Level One
You land in a place you’ve never been before. The air smells wrong, or maybe it smells better. You can’t tell yet. Your bag’s heavier than you thought. Your phone’s at 9%. You don’t know the language. You don’t know the streets. You don’t know where the hell the bus stop is.
Nobody here knows you. Nobody cares.
This is Level One. No saves. No cheat codes. Just you, standing there, deciding whether to take the first step or freeze. And here’s the truth, you’re supposed to feel lost. That’s the point.
It’s a weird thing, walking away from the you that’s been living your life up until now. Like peeling off a skin that doesn’t fit anymore. You leave it in a heap behind you and walk out into the world wearing nothing but your newness. First time you do it, it’s a rush. Like your first tattoo. And just like tattoos, one’s never enough.

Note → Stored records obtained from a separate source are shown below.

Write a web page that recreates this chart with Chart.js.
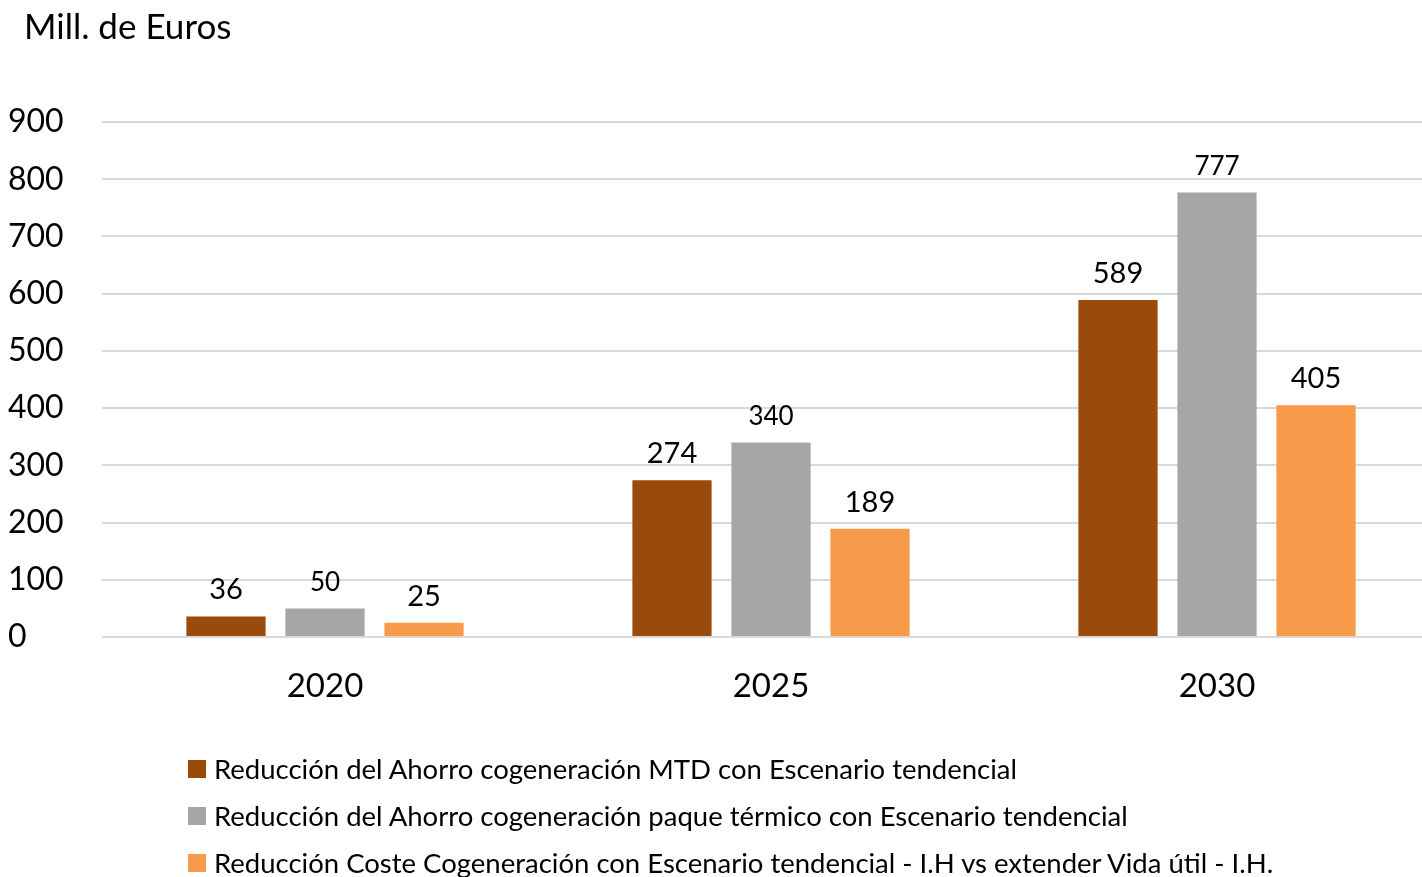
<!DOCTYPE html>
<html>
<head>
<meta charset="utf-8">
<script src="https://cdn.jsdelivr.net/npm/chart.js@4"></script>
<style>
    body { margin: 0; background: #fff; overflow: hidden; font-family: Lato, sans-serif; }
    #wrap { position: relative; width: 1422px; height: 877px; overflow: hidden; }
    #title { position: absolute; left: 24px; top: 4px; font-size: 35px; color: #000; }
    #legend { position: absolute; left: 188px; top: 745px; font-size: 27.5px; color: #000; }
    .item { height: 47px; display: flex; align-items: center; white-space: nowrap; }
    .box { width: 18px; height: 18px; margin-right: 8px; }
    canvas { position: absolute; left: 0; top: 0; }
</style>
</head>
<body>
<div id="wrap">
    <canvas id="chart" width="1440" height="877"></canvas>
    <div id="title">Mill. de Euros</div>
    <div id="legend"></div>
</div>
<script>
// Chart data
const categories = ['2020', '2025', '2030'];
const seriesNames = [
    'Reducción del Ahorro cogeneración MTD con Escenario tendencial',
    'Reducción del Ahorro cogeneración paque térmico con Escenario tendencial',
    'Reducción Coste Cogeneración con Escenario tendencial - I.H vs extender Vida útil - I.H.'
];
const mtdValues = [36, 274, 589];
const termicoValues = [50, 340, 777];
const costeValues = [25, 189, 405];
const yTicks = [0, 100, 200, 300, 400, 500, 600, 700, 800, 900];

const colors = ['#9A4A0A', '#A6A6A6', '#F79A4A'];
const labelSizes = [29, 26, 29];

// Value labels above bars
const barLabels = {
    id: 'barLabels',
    afterDatasetsDraw(chart) {
        const ctx = chart.ctx;
        chart.data.datasets.forEach((ds, i) => {
            const meta = chart.getDatasetMeta(i);
            ctx.save();
            ctx.font = labelSizes[i] + 'px Lato';
            ctx.fillStyle = '#000';
            ctx.textAlign = 'center';
            ctx.textBaseline = 'alphabetic';
            meta.data.forEach((bar, j) => {
                ctx.fillText(ds.data[j], bar.x, bar.y - 17);
            });
            ctx.restore();
        });
    }
};

const datasets = [mtdValues, termicoValues, costeValues].map((vals, i) => ({
    label: seriesNames[i],
    data: vals,
    backgroundColor: colors[i],
    categoryPercentage: 0.666,
    barPercentage: 0.8
}));

new Chart(document.getElementById('chart').getContext('2d'), {
    type: 'bar',
    data: { labels: categories, datasets: datasets },
    options: {
        responsive: false,
        animation: false,
        layout: { padding: { top: 122, left: 8, right: 0, bottom: 0 } },
        scales: {
            x: {
                grid: { display: false },
                border: { display: false },
                ticks: { color: '#000', font: { family: 'Lato', size: 33 }, padding: 22 },
                afterFit(scale) { scale.height = 240; }
            },
            y: {
                min: 0,
                max: 900,
                afterBuildTicks(scale) { scale.ticks = yTicks.map(v => ({ value: v })); },
                grid: { color: '#D9D9D9', lineWidth: 2, drawTicks: false },
                border: { display: false },
                ticks: {
                    color: '#000',
                    font: { family: 'Lato', size: 32 },
                    crossAlign: 'far',
                    padding: 0
                },
                afterFit(scale) { scale.width = 94; }
            }
        },
        plugins: {
            legend: { display: false },
            tooltip: { enabled: false }
        }
    },
    plugins: [barLabels]
});

// HTML legend
const legend = document.getElementById('legend');
seriesNames.forEach((name, i) => {
    const item = document.createElement('div');
    item.className = 'item';
    item.innerHTML = '<span class="box" style="background:' + colors[i] + '"></span>' + name;
    legend.appendChild(item);
});
</script>
</body>
</html>
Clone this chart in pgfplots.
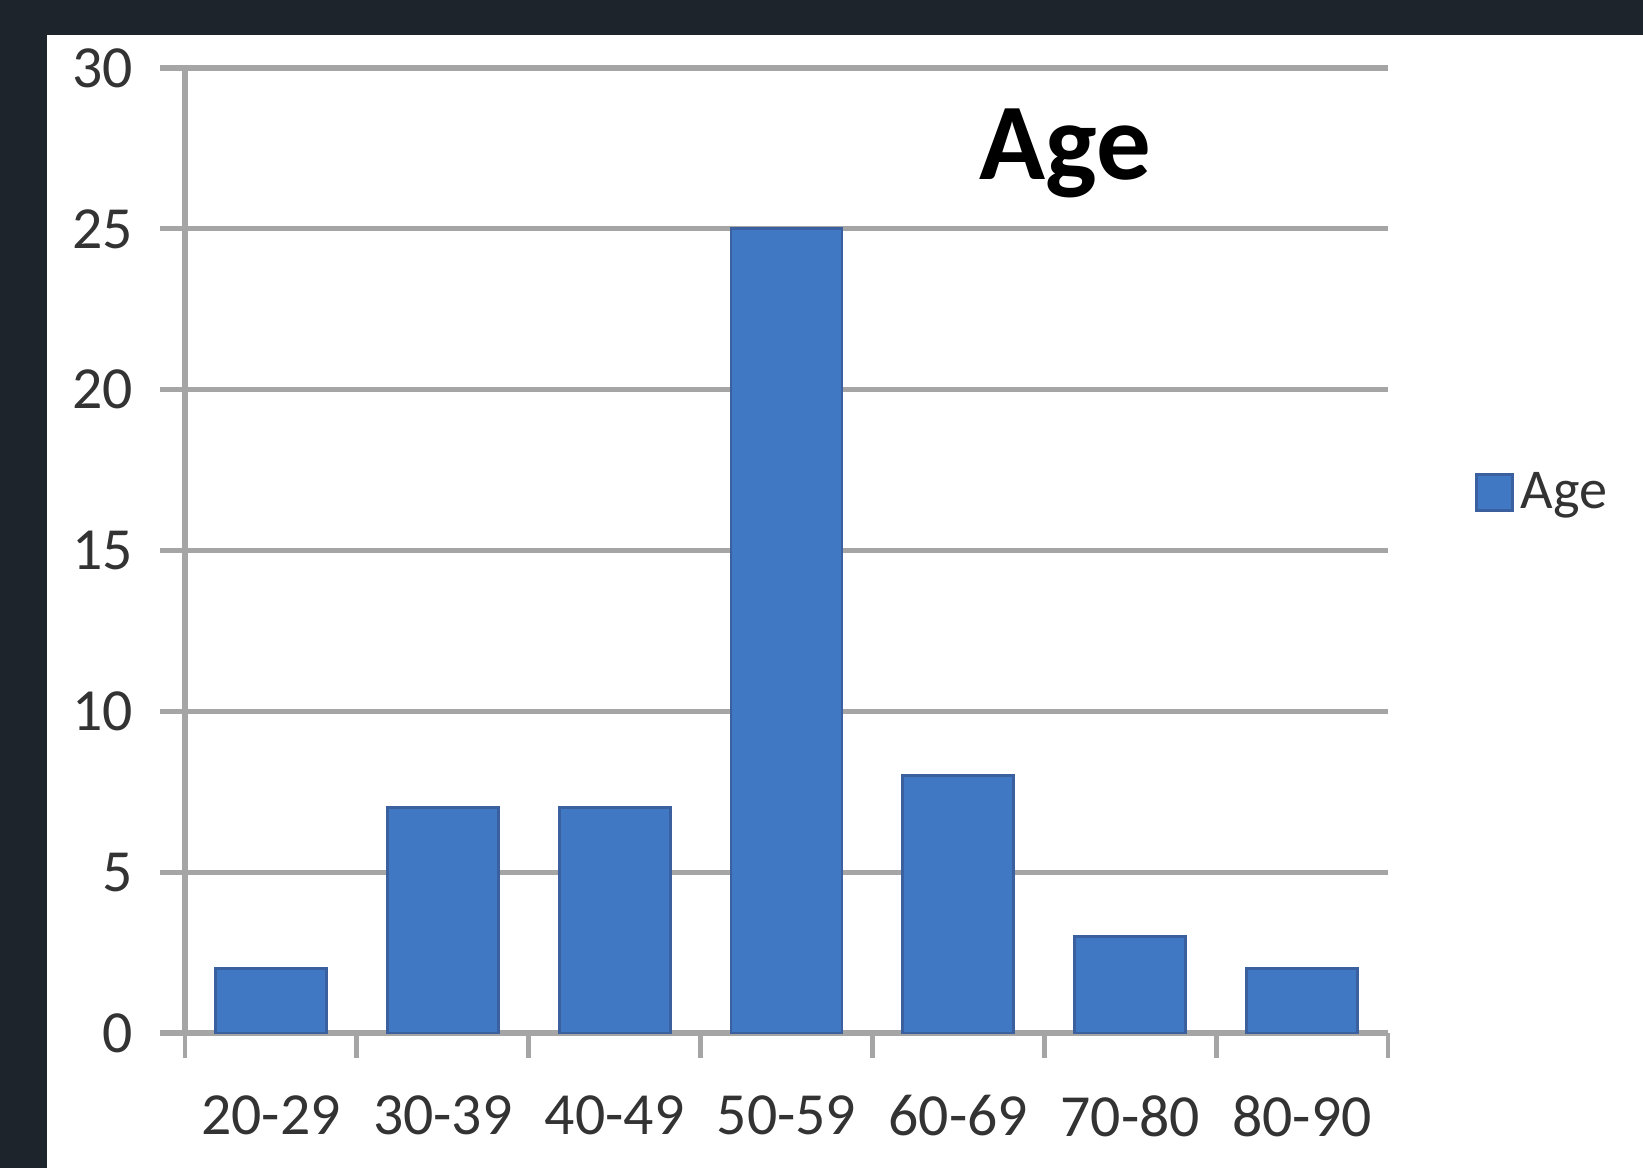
\documentclass[border=0pt]{standalone}
\usepackage{fontspec}
\setmainfont{Carlito}
\usepackage{pgfplots}
\pgfplotsset{compat=1.18}
\definecolor{barblue}{RGB}{64,120,196}
\definecolor{baredge}{RGB}{58,96,160}
\definecolor{gridgray}{RGB}{165,165,165}
\definecolor{bgdark}{RGB}{30,36,44}
\begin{document}
\begin{tikzpicture}
\useasboundingbox (0,0) rectangle (16.43,11.68);
\fill[bgdark] (0,0) rectangle (16.43,11.68);
\fill[white] (0.47,0) rectangle (16.43,11.33);
\begin{axis}[
  at={(1.85cm,1.35cm)}, anchor=south west,
  scale only axis, width=12.03cm, height=9.65cm,
  xmin=-0.5, xmax=6.5, ymin=0, ymax=30,
  ytick={0,5,...,30},
  xtick={0,...,6},
  xticklabels={20-29,30-39,40-49,50-59,60-69,70-80,80-90},
  minor xtick={-0.5,0.5,...,6.5},
  tick align=outside,
  major tick length=0.25cm, minor tick length=0.25cm,
  x tick style={draw=none},
  minor x tick style={draw=gridgray, line width=1.4pt},
  y tick style={draw=gridgray, line width=1.5pt},
  ymajorgrids, grid style={gridgray, line width=1.5pt},
  axis x line*=bottom, axis y line*=left,
  axis line style={gridgray, line width=1.5pt, -},
  /pgf/number format/assume math mode=true,
  ticklabel style={font=\fontsize{17}{20}\selectfont, text=black!80},
  yticklabel style={xshift=-0.15cm},
  xticklabel style={yshift=-0.25cm},
  ybar, bar width=1.11cm,
  legend style={at={(1.063,0.56)}, anchor=west, draw=none, fill=none,
    font=\fontsize{16}{19}\selectfont, text=black!80},
  legend image code/.code={\fill[barblue, draw=baredge] (0cm,-0.18cm) rectangle (0.36cm,0.18cm);},
]
\addplot[fill=barblue, draw=baredge, line width=0.8pt] coordinates {(0,2) (1,7) (2,7) (3,25) (4,8) (5,3) (6,2)};
\legend{Age}
\node[font=\bfseries\fontsize{31}{36}\selectfont, anchor=base] at (rel axis cs:0.732,0.884) {Age};
\end{axis}
\end{tikzpicture}
\end{document}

You learn quick: you can’t really step into a new place unless you’re ready to burn the map and start from zero. Everything you knew back home? Worthless here. Your clever shortcuts, your go-to bars, your Sunday routines, they don’t translate. Most people hate that. They clutch at what’s familiar like it’s a life raft. Me? I think it’s the point.
There’s that line, something about how if you don’t read, you only live one life, but if you do, you live a hundred. And Gandalf, the old bastard, nailed it: the world’s not in your books and maps. It’s out there. Those two together? That’s gospel.
Every border is a clean slate. A bed you’ve never slept in, air that smells like something you can’t name yet, a language that makes you feel like a child when you try to speak it. You get to decide who you are all over again. Nobody knows your story here. No one cares.
So tell me, what’s going to stop you?